I was thus quite pleased to speak with Misa Djurkovic, head of the Institute of European Studies in Belgrade: “For someone coming from the Orthodox Church, conservative nationalism is a natural position,” he said. “Eastern European countries are very interested in [national conservatism] because of their experiences under communism,” he explained, “and their perception that the EU’s globalist values increasingly resemble communism.” This is in stark contrast to the position of Christian progressives, who have been quick to oppose populist nationalism.
Christian conservatives should embrace these new political actors. We need “new movements … new forces,” Orbán said. It’s the only way to resist the ‘new totalitarianism’ which wants, says Djurkovic, to “transform people [into mere] biomass”—that is, “individuals deprived of any identity, [whose only sense of] belonging or loyalty is to corporations and their brands.”
Marion Maréchal had also inveighed against this “anthropological revolution.” The human body has been reduced to an object of consumption, she said. “Bellies are for rent, gametes can be bought or sold, embryos are guinea pigs.” A dark, dystopian vision, indeed. But in her conclusion, she availed herself of the image of the now-damaged Notre-Dames de Paris. The Rome conference, she said, was “a call—to rebuild this roof that protects us and this spire that connects us to Heaven.”

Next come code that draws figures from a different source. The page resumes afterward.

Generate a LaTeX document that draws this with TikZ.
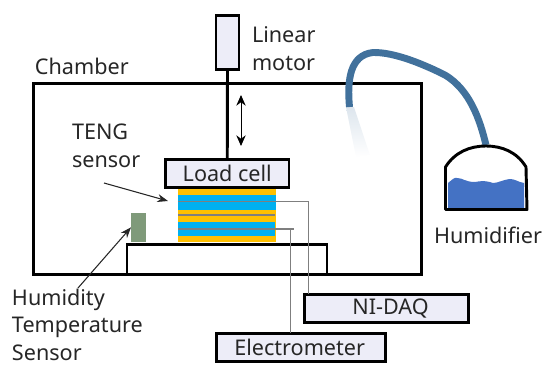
\documentclass[tikz,border=0pt]{standalone}
\usepackage{fontspec}
\setmainfont{Noto Sans}
\usetikzlibrary{arrows.meta,calc}
\definecolor{boxfill}{HTML}{EDEDF8}
\definecolor{layeryellow}{HTML}{FFC000}
\definecolor{layerblue}{HTML}{00B0F0}
\definecolor{wiregrey}{HTML}{7F7F7F}
\definecolor{sensorgreen}{HTML}{7F9A7A}
\definecolor{tubeblue}{HTML}{41719C}
\definecolor{waterblue}{HTML}{4472C4}
\tikzset{
  x=0.75pt,y=-0.75pt,
  every node/.style={inner sep=0pt,outer sep=0pt},
  lbl/.style={font=\fontsize{16.2pt}{20.6pt}\selectfont,text=black!85},
  blk/.style={draw=black,line width=2.2pt},
  labelbox/.style={blk,fill=boxfill,font=\fontsize{16.2pt}{19pt}\selectfont,text=black!85,anchor=center},
  wire/.style={draw=wiregrey,line width=1.3pt},
  leader/.style={draw=black!85,line width=0.8pt,-{Stealth[length=8pt,width=6pt]}},
}
\begin{document}
\begin{tikzpicture}
\useasboundingbox (0,0) rectangle (544,365);
% chamber and base
\node[blk,minimum width=291pt,minimum height=143.3pt,anchor=north west] (chamber) at (33.5,83.5) {};
\node[blk,minimum width=150pt,minimum height=22.5pt,anchor=north west] (base) at (127,244.5) {};
% stack
\fill[layeryellow] (178,189) rectangle (276,242);
\fill[layerblue] (178,195) rectangle (276,209.5);
\fill[layerblue] (178,222) rectangle (275,236);
\fill[wiregrey] (178,214) rectangle (275,216);
\coordinate (top) at (276,201.5);
\coordinate (low) at (293.5,229);
\coordinate (lowleft) at (178,229);
\coordinate (topleft) at (178,201.5);
% instruments
\node[labelbox,minimum width=92.6pt,minimum height=21pt] (load) at (227.25,173.5) {Load cell};
\node[labelbox,minimum width=17.25pt,minimum height=40.5pt] (motor) at (227.5,42.5) {};
\node[labelbox,minimum width=123.5pt,minimum height=21.5pt] (daq) at (386.5,308.5) {\hspace*{6pt}NI-DAQ};
\node[labelbox,minimum width=126.8pt,minimum height=21.5pt] (electro) at (301,347.5) {Electrometer\hspace*{2pt}};
% wires
\draw[wire] (topleft) -- (top) -- (top -| 308.5,0) -- (308.5,0 |- daq.north);
\draw[wire,line width=1.5pt] (lowleft) -- (low);
\draw[wire] (low) ++(-3,0) -- (290.5,0 |- electro.north);
% rod and arrow
\draw[black,line width=2.2pt] (motor.south) -- (load.north);
\coordinate (arU) at (241,95);
\coordinate (arD) at (241,146);
\draw[black,line width=0.7pt,{Stealth[length=8pt,width=7pt]}-{Stealth[length=8pt,width=7pt]}] (arU) -- (arD);
% humidity sensor
\node[fill=sensorgreen,minimum width=11pt,minimum height=21.5pt,anchor=north west] (sensor) at (131,213) {};
% labels
\node[lbl,anchor=west] (lchamber) at (35,66) {Chamber};
\node[lbl,align=left,anchor=north west] (lmotor) at (252,27) {Linear\\motor};
\node[lbl,align=left,anchor=north west] (lteng) at (72,124) {TENG\\sensor};
\node[lbl,align=left,anchor=north west] (lhum) at (12,289) {Humidity\\Temperature\\Sensor};
\node[lbl,anchor=west] (lhumid) at (434,235) {Humidifier};
\coordinate (tengFrom) at (104,183);
\coordinate (tengTo) at (168,201);
\coordinate (humFrom) at (78,288);
\draw[leader] (tengFrom) -- (tengTo);
\draw[leader] (humFrom) -- (sensor.west);
% tube
\shade[top color=tubeblue!18,bottom color=white] (346,107) -- (354,107) -- (370,155) -- (356,157) -- cycle;
\draw[tubeblue,line width=5.2pt] (349.5,107) .. controls (347,80) and (350,55) .. (373,52.5)
  .. controls (395,52) and (425,65) .. (445,75)
  .. controls (470,90) and (480,120) .. (486,145);
% humidifier
\fill[waterblue] (448,183) .. controls (452,180) and (454,177) .. (457,178)
  .. controls (463,178) and (465,182) .. (475,182)
  .. controls (485,180) and (490,182) .. (493,183)
  .. controls (498,183) and (502,180) .. (510,179)
  .. controls (515,179) and (518,182) .. (524,183) -- (524,209) -- (448,209) -- cycle;
\draw[black,line width=2.2pt,line join=round] (445.5,209.5) -- (445.5,167)
  .. controls (455,152) and (470,146) .. (486,146)
  .. controls (502,146) and (517,152) .. (526,167) -- (527,209.5) -- cycle;
\end{tikzpicture}
\end{document}
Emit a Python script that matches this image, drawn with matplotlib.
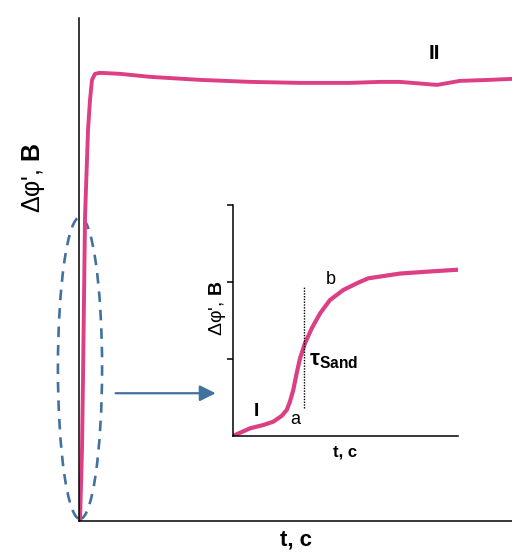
import matplotlib.pyplot as plt
from matplotlib.patches import Ellipse

plt.rcParams['font.family'] = ['Liberation Sans', 'DejaVu Sans']
plt.rcParams['mathtext.fontset'] = 'custom'
plt.rcParams['mathtext.rm'] = 'Liberation Sans'
plt.rcParams['mathtext.it'] = 'Liberation Sans:italic'
plt.rcParams['mathtext.bf'] = 'Liberation Sans:bold'

# main curve (t, arbitrary units ; delta phi, fraction of axis)
t_main = [0.23, 0.69, 0.92, 1.39, 2.08, 2.54, 3.0, 3.70, 4.85, 9.47, 16.4, 27.9,
          39.5, 51.0, 62.6, 69.5, 74.1, 82.7, 88.0, 94.9, 100.0]
phi_main = [0.0, 0.141, 0.280, 0.604, 0.777, 0.837, 0.877, 0.889, 0.891, 0.889,
            0.883, 0.877, 0.873, 0.871, 0.871, 0.873, 0.873, 0.867, 0.875, 0.877, 0.879]

# inset curve (zoom on the first part of the transient)
t_ins = [0.09, 0.76, 1.35, 1.79, 2.16, 2.39, 2.53, 2.68, 2.83, 2.98, 3.2, 3.5,
         3.87, 4.31, 4.9, 5.5, 6.01, 7.42, 8.9, 10.0]
phi_ins = [0.013, 0.10, 0.143, 0.186, 0.26, 0.338, 0.445, 0.597, 0.814, 1.009,
           1.204, 1.398, 1.593, 1.766, 1.896, 1.983, 2.048, 2.11, 2.14, 2.16]
tau_sand = 3.17

pink = '#DC3F84'
blue = '#41729F'

fig = plt.figure(figsize=(5.12, 5.59), dpi=100)
ax = fig.add_axes([0.1543, 0.068, 0.8457, 0.8998])
ax.plot(t_main, phi_main, color=pink, lw=2.8, solid_capstyle='round',
        solid_joinstyle='round')
ax.set_xlim(0, 100)
ax.set_ylim(0, 1)
ax.spines['top'].set_visible(False)
ax.spines['right'].set_visible(False)
ax.spines['left'].set_linewidth(1.1)
ax.spines['bottom'].set_linewidth(1.1)
ax.set_xticks([])
ax.set_yticks([])
ax.set_xlabel('t, c', fontsize=16, fontweight='bold', labelpad=6)
ax.set_ylabel(r"Δφ', $\mathbf{B}$", fontsize=18)
ax.yaxis.set_label_coords(-0.075, 0.682)
ax.text(82.0, 0.93, 'II', fontsize=15, fontweight='bold', ha='center', va='center')

ell = Ellipse((0.23, 0.304), 10.2, 0.60, fill=False, edgecolor=blue, lw=1.9,
              linestyle=(0, (4, 3)), clip_on=False)
ax.add_patch(ell)
ax.annotate('', xy=(32.2, 0.254), xytext=(7.8, 0.254),
            arrowprops=dict(arrowstyle='-|>', color=blue, lw=1.6, mutation_scale=24))

ins = fig.add_axes([0.455, 0.22, 0.4395, 0.4132])
ins.plot(t_ins, phi_ins, color=pink, lw=3.0, solid_capstyle='round',
         solid_joinstyle='round')
ins.set_xlim(0, 10)
ins.set_ylim(0, 3)
ins.spines['top'].set_visible(False)
ins.spines['right'].set_visible(False)
ins.spines['left'].set_linewidth(1.1)
ins.spines['bottom'].set_linewidth(1.1)
ins.set_xticks([])
ins.set_yticks([1, 2, 3])
ins.set_yticklabels([])
ins.tick_params(axis='y', length=4, width=1.1, direction='out')
ins.set_xlabel('t, c', fontsize=12, fontweight='bold', labelpad=6)
ins.set_ylabel(r"Δφ', $\mathbf{B}$", fontsize=14)
ins.yaxis.set_label_coords(-0.02, 0.554)
ins.vlines(tau_sand, 0.36, 1.94, colors='black', linestyles=(0, (1, 1)), lw=1.0)
ins.text(4.34, 2.03, 'b', fontsize=13, ha='center', va='center')
ins.text(2.76, 0.21, 'a', fontsize=13, ha='center', va='center')
ins.text(1.05, 0.32, 'I', fontsize=14, fontweight='bold', ha='center', va='center')
ins.text(3.4, 0.98, r'$\mathbf{\tau}_{\mathbf{Sand}}$', fontsize=16, ha='left', va='center')

fig.savefig('out.png', dpi=100)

It’s a shame such lyrical moments weren’t picked up by the mainstream media. But few in the audience missed her meaning: that roof is European civilization comprised of sovereign nations and national identities. And someday, “once the EU has been overcome”—once that roof has been rebuilt—”a [different] understanding of Europe will emerge,” Fenske says, “as outlined in ‘The Paris Statement’—that of a ‘true Europe’ that respects the needs of nations, while reflecting its ancient and biblical roots.”